The parish council has responsibility for local issues, including setting an annual precept (local rate) to cover the council's operating costs and producing annual accounts for public scrutiny. The parish council evaluates local planning applications and works with the local police, district council officers, and neighbourhood watch groups on matters of crime, security, and traffic. The parish council's role also includes initiating projects for the maintenance and repair of parish facilities, as well as consulting with the district council on the maintenance, repair, and improvement of highways, drainage, footpaths, public transport, and street cleaning. Conservation matters (including trees and listed buildings) and environmental issues are also the responsibility of the council.

For local government purposes, since 1 April 2023, the village comes under the unitary authority of Somerset Council. Prior to this, it was part of the non-metropolitan district of Somerset West and Taunton (formed on 1 April 2019) and, before this, the district of Taunton Deane (established under the Local Government Act 1972). Prior to that, Comeytrowe was part of Taunton Municipal Borough and Taunton Rural District before that.

It is also part of the Taunton and Wellington county constituency represented in the House of Commons of the Parliament of the United Kingdom. It elects one Member of Parliament (MP) by the first past the post system of election. It was part of the South West England constituency of the European Parliament prior to Britain leaving the European Union in January 2020, which elected seven MEPs using the d'Hondt method of party-list proportional representation.

Comeytrowe became a civil parish on 1 April 1986, being formed from part of Trull. On 1 April 2023 the parish was abolished to form Taunton.

==Geography==

The South Taunton Streams Local Nature Reserve was created in 2004. It includes four sites - Mill Stream, Killams, Glasses Mead, and Blackbrook Open Space - which provide a wetland environment in the suburbs of south Taunton before reaching the River Tone.

The flora and fauna include Water voles, Otters, Kingfishers, Sand martins and Dippers.
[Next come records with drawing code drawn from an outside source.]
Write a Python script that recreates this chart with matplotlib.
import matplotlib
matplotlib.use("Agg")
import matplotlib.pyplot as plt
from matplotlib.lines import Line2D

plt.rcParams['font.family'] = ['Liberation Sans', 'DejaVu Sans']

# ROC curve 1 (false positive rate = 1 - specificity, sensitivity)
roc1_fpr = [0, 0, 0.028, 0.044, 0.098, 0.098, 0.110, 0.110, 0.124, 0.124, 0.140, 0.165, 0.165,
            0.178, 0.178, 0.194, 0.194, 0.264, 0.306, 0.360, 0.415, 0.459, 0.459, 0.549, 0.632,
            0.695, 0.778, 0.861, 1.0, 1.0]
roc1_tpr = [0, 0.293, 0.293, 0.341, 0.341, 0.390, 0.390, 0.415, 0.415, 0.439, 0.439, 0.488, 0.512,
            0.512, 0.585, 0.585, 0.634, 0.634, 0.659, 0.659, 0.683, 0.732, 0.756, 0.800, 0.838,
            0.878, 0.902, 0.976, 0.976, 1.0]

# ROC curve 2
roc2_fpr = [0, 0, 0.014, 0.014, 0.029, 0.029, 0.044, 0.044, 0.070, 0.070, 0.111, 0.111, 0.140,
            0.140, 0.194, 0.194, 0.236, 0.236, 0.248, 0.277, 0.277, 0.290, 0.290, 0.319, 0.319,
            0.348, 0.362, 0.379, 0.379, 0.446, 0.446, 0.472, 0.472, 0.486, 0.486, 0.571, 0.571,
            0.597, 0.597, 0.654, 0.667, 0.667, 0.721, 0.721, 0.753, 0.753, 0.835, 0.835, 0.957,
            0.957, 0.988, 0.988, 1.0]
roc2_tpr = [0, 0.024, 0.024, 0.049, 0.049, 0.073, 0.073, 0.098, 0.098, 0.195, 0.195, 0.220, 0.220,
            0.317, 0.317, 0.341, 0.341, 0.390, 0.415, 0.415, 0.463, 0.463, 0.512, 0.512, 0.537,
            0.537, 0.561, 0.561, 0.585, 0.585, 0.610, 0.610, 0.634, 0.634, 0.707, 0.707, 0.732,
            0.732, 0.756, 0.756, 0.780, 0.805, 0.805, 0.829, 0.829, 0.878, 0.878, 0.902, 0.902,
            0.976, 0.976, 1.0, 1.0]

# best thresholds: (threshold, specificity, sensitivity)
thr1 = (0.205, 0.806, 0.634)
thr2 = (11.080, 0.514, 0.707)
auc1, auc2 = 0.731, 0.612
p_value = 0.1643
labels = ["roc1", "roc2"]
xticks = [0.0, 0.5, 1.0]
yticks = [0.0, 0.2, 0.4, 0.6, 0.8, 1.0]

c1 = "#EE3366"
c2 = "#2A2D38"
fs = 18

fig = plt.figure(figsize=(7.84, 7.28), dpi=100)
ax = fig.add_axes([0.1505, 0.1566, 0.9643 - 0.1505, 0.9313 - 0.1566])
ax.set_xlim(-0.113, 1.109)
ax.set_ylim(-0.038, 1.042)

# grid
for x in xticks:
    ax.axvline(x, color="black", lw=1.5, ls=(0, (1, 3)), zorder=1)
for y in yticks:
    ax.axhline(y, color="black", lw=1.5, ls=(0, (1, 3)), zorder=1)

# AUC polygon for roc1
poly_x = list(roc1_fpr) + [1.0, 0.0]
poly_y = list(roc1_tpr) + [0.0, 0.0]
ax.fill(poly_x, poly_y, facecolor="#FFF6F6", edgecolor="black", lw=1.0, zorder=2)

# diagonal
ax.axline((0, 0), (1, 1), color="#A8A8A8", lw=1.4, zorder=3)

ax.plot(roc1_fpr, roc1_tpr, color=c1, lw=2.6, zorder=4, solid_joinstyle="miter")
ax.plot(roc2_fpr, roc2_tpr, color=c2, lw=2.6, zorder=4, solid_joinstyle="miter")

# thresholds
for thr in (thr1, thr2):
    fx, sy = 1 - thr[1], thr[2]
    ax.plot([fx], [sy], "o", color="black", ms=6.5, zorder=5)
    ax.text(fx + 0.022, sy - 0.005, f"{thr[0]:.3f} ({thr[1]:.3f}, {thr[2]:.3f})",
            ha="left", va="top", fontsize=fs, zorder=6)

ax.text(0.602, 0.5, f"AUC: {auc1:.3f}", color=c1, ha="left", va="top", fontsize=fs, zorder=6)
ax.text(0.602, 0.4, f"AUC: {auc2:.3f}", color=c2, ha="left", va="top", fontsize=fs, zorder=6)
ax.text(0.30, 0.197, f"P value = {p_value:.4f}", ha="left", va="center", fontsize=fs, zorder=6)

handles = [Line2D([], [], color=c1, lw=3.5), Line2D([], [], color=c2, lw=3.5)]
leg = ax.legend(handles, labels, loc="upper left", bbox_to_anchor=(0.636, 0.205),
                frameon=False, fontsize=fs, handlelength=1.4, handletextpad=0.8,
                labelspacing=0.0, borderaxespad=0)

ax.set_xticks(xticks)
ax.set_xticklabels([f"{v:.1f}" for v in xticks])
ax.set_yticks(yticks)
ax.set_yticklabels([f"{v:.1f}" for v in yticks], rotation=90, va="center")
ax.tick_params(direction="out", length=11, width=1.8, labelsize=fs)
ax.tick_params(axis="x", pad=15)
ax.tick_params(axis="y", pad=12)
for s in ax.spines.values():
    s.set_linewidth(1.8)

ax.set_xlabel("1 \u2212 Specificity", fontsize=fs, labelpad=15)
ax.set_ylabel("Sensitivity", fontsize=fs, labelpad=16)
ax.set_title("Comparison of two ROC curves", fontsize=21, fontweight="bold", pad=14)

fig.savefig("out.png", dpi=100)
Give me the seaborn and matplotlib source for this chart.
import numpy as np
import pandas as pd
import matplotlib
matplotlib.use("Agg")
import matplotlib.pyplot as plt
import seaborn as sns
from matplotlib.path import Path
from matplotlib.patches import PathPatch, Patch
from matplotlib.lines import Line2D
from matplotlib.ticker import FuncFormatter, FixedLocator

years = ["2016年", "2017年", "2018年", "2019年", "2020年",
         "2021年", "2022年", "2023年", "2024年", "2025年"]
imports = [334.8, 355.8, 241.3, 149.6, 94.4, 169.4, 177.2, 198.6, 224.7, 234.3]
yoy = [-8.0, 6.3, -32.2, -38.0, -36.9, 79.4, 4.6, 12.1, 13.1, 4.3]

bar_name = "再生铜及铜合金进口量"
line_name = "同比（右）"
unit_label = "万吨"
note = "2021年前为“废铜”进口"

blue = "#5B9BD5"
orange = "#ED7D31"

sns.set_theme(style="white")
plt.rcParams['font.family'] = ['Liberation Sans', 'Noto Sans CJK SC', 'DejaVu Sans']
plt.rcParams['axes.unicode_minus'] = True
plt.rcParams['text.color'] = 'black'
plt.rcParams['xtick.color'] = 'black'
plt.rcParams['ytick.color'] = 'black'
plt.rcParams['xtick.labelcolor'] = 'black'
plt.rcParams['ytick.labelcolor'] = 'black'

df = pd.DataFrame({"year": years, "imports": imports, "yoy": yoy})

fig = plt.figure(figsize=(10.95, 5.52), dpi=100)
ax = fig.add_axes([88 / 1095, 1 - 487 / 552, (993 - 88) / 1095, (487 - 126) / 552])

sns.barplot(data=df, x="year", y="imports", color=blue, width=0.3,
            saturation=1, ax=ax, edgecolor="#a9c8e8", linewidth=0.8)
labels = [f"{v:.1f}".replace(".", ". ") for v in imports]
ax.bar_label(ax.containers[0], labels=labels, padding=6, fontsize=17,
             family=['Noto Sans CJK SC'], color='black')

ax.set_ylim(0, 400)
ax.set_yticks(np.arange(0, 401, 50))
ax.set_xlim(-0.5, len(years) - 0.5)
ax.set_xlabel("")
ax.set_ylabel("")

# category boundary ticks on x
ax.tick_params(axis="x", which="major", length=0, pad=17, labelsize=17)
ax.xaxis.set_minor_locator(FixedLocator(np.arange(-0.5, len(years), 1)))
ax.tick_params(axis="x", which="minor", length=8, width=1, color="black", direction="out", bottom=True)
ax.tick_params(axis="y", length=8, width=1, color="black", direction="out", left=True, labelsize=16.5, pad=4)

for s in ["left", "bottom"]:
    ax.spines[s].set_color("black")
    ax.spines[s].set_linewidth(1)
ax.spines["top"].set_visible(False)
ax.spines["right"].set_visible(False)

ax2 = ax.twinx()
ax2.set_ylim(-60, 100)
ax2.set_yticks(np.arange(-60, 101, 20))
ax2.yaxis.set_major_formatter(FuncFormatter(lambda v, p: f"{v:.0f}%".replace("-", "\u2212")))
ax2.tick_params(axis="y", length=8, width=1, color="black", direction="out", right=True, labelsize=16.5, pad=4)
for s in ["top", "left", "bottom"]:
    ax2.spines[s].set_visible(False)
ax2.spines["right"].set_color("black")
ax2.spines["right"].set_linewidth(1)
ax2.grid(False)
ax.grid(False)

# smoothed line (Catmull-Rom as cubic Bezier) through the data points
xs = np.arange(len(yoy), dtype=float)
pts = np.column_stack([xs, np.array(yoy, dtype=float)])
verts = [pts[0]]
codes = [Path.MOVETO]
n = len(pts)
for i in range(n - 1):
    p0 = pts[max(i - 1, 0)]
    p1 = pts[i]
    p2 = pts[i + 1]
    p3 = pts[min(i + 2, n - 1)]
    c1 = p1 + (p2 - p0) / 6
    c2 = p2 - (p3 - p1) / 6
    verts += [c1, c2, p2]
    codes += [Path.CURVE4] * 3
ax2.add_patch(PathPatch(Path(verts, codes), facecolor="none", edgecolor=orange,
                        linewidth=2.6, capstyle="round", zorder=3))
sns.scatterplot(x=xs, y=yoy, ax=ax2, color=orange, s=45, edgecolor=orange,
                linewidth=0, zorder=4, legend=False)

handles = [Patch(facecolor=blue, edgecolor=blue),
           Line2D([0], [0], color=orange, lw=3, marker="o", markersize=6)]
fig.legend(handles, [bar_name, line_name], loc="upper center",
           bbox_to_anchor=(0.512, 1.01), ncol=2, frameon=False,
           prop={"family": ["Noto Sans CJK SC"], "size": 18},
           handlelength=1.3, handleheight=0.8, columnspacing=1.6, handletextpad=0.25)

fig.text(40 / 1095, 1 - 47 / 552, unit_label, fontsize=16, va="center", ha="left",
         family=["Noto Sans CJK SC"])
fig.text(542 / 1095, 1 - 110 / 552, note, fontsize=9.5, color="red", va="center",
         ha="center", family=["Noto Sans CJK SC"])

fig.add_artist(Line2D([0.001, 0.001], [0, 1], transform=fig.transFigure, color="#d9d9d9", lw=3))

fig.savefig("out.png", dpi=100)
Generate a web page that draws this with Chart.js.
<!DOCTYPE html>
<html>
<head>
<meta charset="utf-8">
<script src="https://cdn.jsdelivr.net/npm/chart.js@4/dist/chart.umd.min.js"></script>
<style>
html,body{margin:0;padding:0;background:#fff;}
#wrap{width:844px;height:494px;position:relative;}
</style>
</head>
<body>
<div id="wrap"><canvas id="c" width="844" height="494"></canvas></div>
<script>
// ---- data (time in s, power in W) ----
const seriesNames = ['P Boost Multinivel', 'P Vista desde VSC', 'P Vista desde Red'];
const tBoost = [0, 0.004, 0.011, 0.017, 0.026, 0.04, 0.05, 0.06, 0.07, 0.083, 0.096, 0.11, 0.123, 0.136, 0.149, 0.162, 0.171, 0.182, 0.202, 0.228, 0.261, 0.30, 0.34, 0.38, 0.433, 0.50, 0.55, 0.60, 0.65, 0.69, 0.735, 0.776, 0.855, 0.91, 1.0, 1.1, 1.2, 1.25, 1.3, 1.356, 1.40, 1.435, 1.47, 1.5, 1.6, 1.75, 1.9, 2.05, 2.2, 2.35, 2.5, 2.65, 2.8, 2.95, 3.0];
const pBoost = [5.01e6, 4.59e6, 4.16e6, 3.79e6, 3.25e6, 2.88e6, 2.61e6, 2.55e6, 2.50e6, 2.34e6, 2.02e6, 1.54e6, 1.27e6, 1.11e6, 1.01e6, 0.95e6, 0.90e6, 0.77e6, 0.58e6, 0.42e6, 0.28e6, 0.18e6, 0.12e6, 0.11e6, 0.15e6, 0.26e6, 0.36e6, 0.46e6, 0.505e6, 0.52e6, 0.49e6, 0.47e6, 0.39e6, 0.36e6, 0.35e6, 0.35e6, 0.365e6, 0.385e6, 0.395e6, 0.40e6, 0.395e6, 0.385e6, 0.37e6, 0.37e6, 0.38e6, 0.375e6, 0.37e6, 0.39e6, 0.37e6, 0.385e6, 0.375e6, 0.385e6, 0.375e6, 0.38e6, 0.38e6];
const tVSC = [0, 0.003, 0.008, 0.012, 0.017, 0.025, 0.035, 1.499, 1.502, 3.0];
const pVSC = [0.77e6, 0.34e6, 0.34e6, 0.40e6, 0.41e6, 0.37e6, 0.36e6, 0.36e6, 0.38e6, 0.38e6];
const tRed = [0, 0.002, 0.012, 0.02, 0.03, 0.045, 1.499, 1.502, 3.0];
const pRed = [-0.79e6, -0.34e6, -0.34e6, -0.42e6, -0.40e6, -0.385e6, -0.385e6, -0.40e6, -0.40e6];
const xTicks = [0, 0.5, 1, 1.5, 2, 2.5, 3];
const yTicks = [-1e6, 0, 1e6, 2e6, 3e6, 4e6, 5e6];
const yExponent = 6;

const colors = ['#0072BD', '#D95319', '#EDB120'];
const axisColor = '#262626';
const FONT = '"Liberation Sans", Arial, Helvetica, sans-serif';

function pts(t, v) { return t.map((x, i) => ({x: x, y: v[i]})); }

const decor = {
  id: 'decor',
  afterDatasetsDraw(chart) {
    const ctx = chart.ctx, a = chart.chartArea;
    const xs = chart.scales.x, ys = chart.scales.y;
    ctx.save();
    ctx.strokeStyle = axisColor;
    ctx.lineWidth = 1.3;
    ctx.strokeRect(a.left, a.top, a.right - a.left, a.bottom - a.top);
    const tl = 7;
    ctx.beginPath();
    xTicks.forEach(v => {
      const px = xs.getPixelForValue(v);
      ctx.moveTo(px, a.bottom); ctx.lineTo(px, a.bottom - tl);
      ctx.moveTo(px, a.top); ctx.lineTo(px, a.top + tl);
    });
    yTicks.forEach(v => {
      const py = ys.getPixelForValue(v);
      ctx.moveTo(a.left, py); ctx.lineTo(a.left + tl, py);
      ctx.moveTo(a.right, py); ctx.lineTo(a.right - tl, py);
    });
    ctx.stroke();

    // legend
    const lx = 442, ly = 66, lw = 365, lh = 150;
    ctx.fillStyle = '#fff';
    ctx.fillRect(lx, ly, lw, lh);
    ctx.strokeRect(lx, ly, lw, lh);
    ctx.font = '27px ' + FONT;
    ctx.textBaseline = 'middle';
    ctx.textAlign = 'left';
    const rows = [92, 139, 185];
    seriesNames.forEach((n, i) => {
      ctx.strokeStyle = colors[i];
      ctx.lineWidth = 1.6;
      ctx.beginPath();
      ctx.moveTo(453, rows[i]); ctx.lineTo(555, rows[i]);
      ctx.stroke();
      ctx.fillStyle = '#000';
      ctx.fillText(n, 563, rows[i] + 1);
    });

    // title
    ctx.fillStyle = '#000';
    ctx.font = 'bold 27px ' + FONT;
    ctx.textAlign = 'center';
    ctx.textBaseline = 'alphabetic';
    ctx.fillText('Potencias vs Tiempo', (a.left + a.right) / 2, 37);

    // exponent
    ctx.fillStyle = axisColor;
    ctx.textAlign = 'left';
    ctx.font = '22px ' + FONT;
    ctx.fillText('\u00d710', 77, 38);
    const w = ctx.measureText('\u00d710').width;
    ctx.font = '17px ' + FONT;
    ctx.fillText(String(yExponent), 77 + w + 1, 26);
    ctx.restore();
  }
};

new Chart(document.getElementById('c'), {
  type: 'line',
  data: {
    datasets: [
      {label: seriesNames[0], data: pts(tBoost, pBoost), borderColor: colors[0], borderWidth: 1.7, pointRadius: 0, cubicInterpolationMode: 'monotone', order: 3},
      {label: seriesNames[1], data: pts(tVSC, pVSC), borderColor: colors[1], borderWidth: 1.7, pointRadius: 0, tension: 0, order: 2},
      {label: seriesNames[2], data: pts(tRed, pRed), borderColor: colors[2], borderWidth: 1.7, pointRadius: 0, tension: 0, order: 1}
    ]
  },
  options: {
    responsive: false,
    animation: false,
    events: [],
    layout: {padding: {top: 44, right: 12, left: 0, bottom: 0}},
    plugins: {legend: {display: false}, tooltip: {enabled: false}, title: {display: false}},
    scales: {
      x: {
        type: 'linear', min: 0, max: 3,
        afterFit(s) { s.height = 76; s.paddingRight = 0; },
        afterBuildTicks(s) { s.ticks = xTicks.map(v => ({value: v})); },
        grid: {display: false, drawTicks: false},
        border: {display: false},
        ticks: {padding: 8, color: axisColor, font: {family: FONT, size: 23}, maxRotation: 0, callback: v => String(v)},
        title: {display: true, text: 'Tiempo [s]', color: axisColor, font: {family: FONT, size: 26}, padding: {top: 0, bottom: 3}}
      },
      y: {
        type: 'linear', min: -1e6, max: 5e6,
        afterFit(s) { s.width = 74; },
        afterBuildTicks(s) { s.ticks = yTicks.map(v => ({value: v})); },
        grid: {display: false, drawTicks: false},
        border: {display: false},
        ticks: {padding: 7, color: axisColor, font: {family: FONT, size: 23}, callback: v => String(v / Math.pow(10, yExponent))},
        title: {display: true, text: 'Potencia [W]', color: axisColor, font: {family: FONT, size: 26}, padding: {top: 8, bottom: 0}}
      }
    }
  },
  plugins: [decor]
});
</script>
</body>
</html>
They are also foraging areas for bats, especially Pipistrelle, Lesser horseshoe and Noctule.

===Climate===

Along with the rest of South West England, Comeytrowe has a temperate climate which is generally wetter and milder than the rest of the country. The annual mean temperature is approximately 10 °C. Seasonal temperature variation is less extreme than most of the United Kingdom because of the adjacent sea temperatures. The summer months of July and August are the warmest with mean daily maxima of approximately 21 °C. In winter mean minimum temperatures of 1 °C or 2 °C are common. In the summer the Azores high pressure affects the south-west of England, however convective cloud sometimes forms inland, reducing the number of hours of sunshine. Annual sunshine rates are slightly less than the regional average of 1,600 hours. In December 1998 there were 20 days without sun recorded at Yeovilton. Most of the rainfall in the south-west is caused by Atlantic depressions or by convection. Most of the rainfall in autumn and winter is caused by the Atlantic depressions, which is when they are most active. In summer, a large proportion of the rainfall is caused by sun heating the ground leading to convection and to showers and thunderstorms. Average rainfall is around 700 mm. About 8–15 days of snowfall is typical. November to March have the highest mean wind speeds, and June to August have the lightest winds. The predominant wind direction is from the south-west.

==Education==

The Bishop Henderson primary school, named after the then Bishop of Bath and Wells, was built in the 1980s and provides places for 400 pupils aged 4 to 11. Secondary education is provided at The Castle School, which shares its campus with the Somerset College of Arts and Technology. Private education is available at Queen's College.

==Sports==

Galmington is home to a youth football club called Galmington Dragons who play at Musgrove Park in the Taunton Youth League. The teams start playing at the park from eleven and up.